◆ What you will do ◆
Can you print the data exactly and leave out each image?
— Begin Provided data —
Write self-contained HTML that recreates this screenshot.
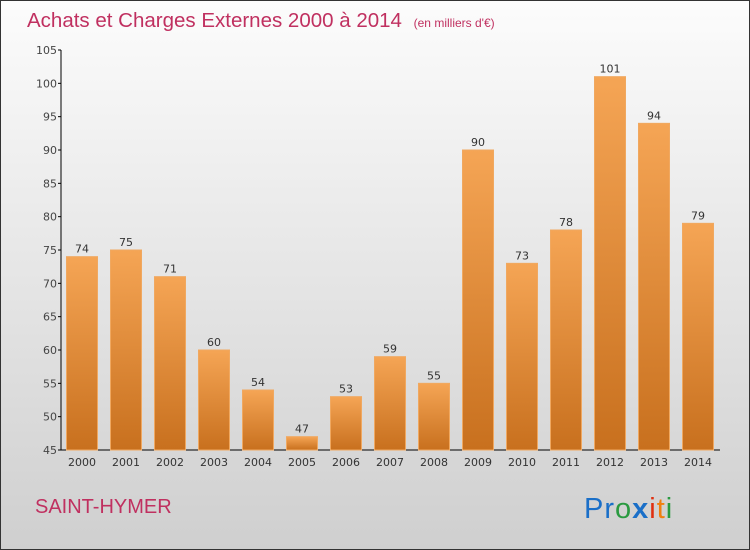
<!DOCTYPE html>
<html><head><meta charset="utf-8"><style>
body{margin:0}
svg{display:block;font-family:"DejaVu Sans","Liberation Sans",sans-serif}
</style></head><body>
<svg width="750" height="550">
<defs>
<linearGradient id="bg" x1="0" y1="0" x2="0" y2="1"><stop offset="0" stop-color="#fcfcfc"/><stop offset="1" stop-color="#cfcfcf"/></linearGradient>
<linearGradient id="bar" x1="0" y1="0" x2="0" y2="1"><stop offset="0" stop-color="#f5a555"/><stop offset="1" stop-color="#c8701e"/></linearGradient>
</defs>
<rect x="0.5" y="0.5" width="749" height="549" fill="url(#bg)" stroke="#333"/>
<text x="27" y="27" font-size="20.5" fill="#c03060" style="font-family:'Liberation Sans',sans-serif">Achats et Charges Externes 2000 à 2014 <tspan font-size="12" dx="6">(en milliers d'€)</tspan></text>
<g id="axes"></g>
<g id="bars"></g>
<text x="35" y="513" font-size="20" fill="#c03060" style="font-family:'Liberation Sans',sans-serif">SAINT-HYMER</text>
<text x="584" y="518" font-size="29" letter-spacing="1" style="font-family:'Liberation Sans',sans-serif"><tspan fill="#1a6fc8">Pr</tspan><tspan fill="#2a9a40">o</tspan><tspan fill="#1a6fc8" font-weight="bold">x</tspan><tspan fill="#e03010">i</tspan><tspan fill="#f08010">t</tspan><tspan fill="#2a9a40">i</tspan></text>
</svg>
<script>
const years=["2000","2001","2002","2003","2004","2005","2006","2007","2008","2009","2010","2011","2012","2013","2014"];
const values=[74,75,71,60,54,47,53,59,55,90,73,78,101,94,79];
const yTicks=[45,50,55,60,65,70,75,80,85,90,95,100,105];
const NS="http://www.w3.org/2000/svg";
const y=v=>450-(v-45)*(400/60);
const x=i=>82+i*44;
function mk(t,a,p){const e=document.createElementNS(NS,t);for(const k in a)e.setAttribute(k,a[k]);p.appendChild(e);return e;}
const ax=document.getElementById('axes'),bg=document.getElementById('bars');
const yl=mk('line',{x1:61,y1:50,x2:61,y2:450,stroke:'#000'},ax);


const xl=mk('line',{x1:61,y1:450,x2:720,y2:450,stroke:'#000'},ax);


yTicks.forEach(t=>{
 mk('line',{x1:58,x2:61,y1:y(t),y2:y(t),stroke:'#000'},ax);
 const tx=mk('text',{x:57,y:y(t)+4,'text-anchor':'end','font-size':11,fill:'#444'},ax);
 tx.textContent=t;
 
 
});
years.forEach((yr,i)=>{
 const v=values[i];
 const r=mk('rect',{x:x(i)-15.5,y:y(v),width:31,height:450-y(v),fill:'url(#bar)',stroke:'#f0a860','stroke-width':1},bg);
 
 
 const vl=mk('text',{x:x(i),y:y(v)-4,'text-anchor':'middle','font-size':11,fill:'#333'},bg);
 vl.textContent=v;
 
 
 const xt=mk('text',{x:x(i),y:466,'text-anchor':'middle','font-size':11,fill:'#333'},ax);
 xt.textContent=yr;
 
 
});
</script>
</body></html>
— End Provided data —
◆ Solution ◆
Write self-contained HTML that recreates this screenshot.
<!DOCTYPE html>
<html><head><meta charset="utf-8"><style>
body{margin:0}
svg{display:block;font-family:"DejaVu Sans","Liberation Sans",sans-serif}
</style></head><body>
<svg width="750" height="550">
<defs>
<linearGradient id="bg" x1="0" y1="0" x2="0" y2="1"><stop offset="0" stop-color="#fcfcfc"/><stop offset="1" stop-color="#cfcfcf"/></linearGradient>
<linearGradient id="bar" x1="0" y1="0" x2="0" y2="1"><stop offset="0" stop-color="#f5a555"/><stop offset="1" stop-color="#c8701e"/></linearGradient>
</defs>
<rect x="0.5" y="0.5" width="749" height="549" fill="url(#bg)" stroke="#333"/>
<text x="27" y="27" font-size="20.5" fill="#c03060" style="font-family:'Liberation Sans',sans-serif">Achats et Charges Externes 2000 à 2014 <tspan font-size="12" dx="6">(en milliers d'€)</tspan></text>
<g id="axes"></g>
<g id="bars"></g>
<text x="35" y="513" font-size="20" fill="#c03060" style="font-family:'Liberation Sans',sans-serif">SAINT-HYMER</text>
<text x="584" y="518" font-size="29" letter-spacing="1" style="font-family:'Liberation Sans',sans-serif"><tspan fill="#1a6fc8">Pr</tspan><tspan fill="#2a9a40">o</tspan><tspan fill="#1a6fc8" font-weight="bold">x</tspan><tspan fill="#e03010">i</tspan><tspan fill="#f08010">t</tspan><tspan fill="#2a9a40">i</tspan></text>
</svg>
<script>
const years=["2000","2001","2002","2003","2004","2005","2006","2007","2008","2009","2010","2011","2012","2013","2014"];
const values=[74,75,71,60,54,47,53,59,55,90,73,78,101,94,79];
const yTicks=[45,50,55,60,65,70,75,80,85,90,95,100,105];
const NS="http://www.w3.org/2000/svg";
const y=v=>450-(v-45)*(400/60);
const x=i=>82+i*44;
function mk(t,a,p){const e=document.createElementNS(NS,t);for(const k in a)e.setAttribute(k,a[k]);p.appendChild(e);return e;}
const ax=document.getElementById('axes'),bg=document.getElementById('bars');
const yl=mk('line',{x1:61,y1:50,x2:61,y2:450,stroke:'#000'},ax);


const xl=mk('line',{x1:61,y1:450,x2:720,y2:450,stroke:'#000'},ax);


yTicks.forEach(t=>{
 mk('line',{x1:58,x2:61,y1:y(t),y2:y(t),stroke:'#000'},ax);
 const tx=mk('text',{x:57,y:y(t)+4,'text-anchor':'end','font-size':11,fill:'#444'},ax);
 tx.textContent=t;
 
 
});
years.forEach((yr,i)=>{
 const v=values[i];
 const r=mk('rect',{x:x(i)-15.5,y:y(v),width:31,height:450-y(v),fill:'url(#bar)',stroke:'#f0a860','stroke-width':1},bg);
 
 
 const vl=mk('text',{x:x(i),y:y(v)-4,'text-anchor':'middle','font-size':11,fill:'#333'},bg);
 vl.textContent=v;
 
 
 const xt=mk('text',{x:x(i),y:466,'text-anchor':'middle','font-size':11,fill:'#333'},ax);
 xt.textContent=yr;
 
 
});
</script>
</body></html>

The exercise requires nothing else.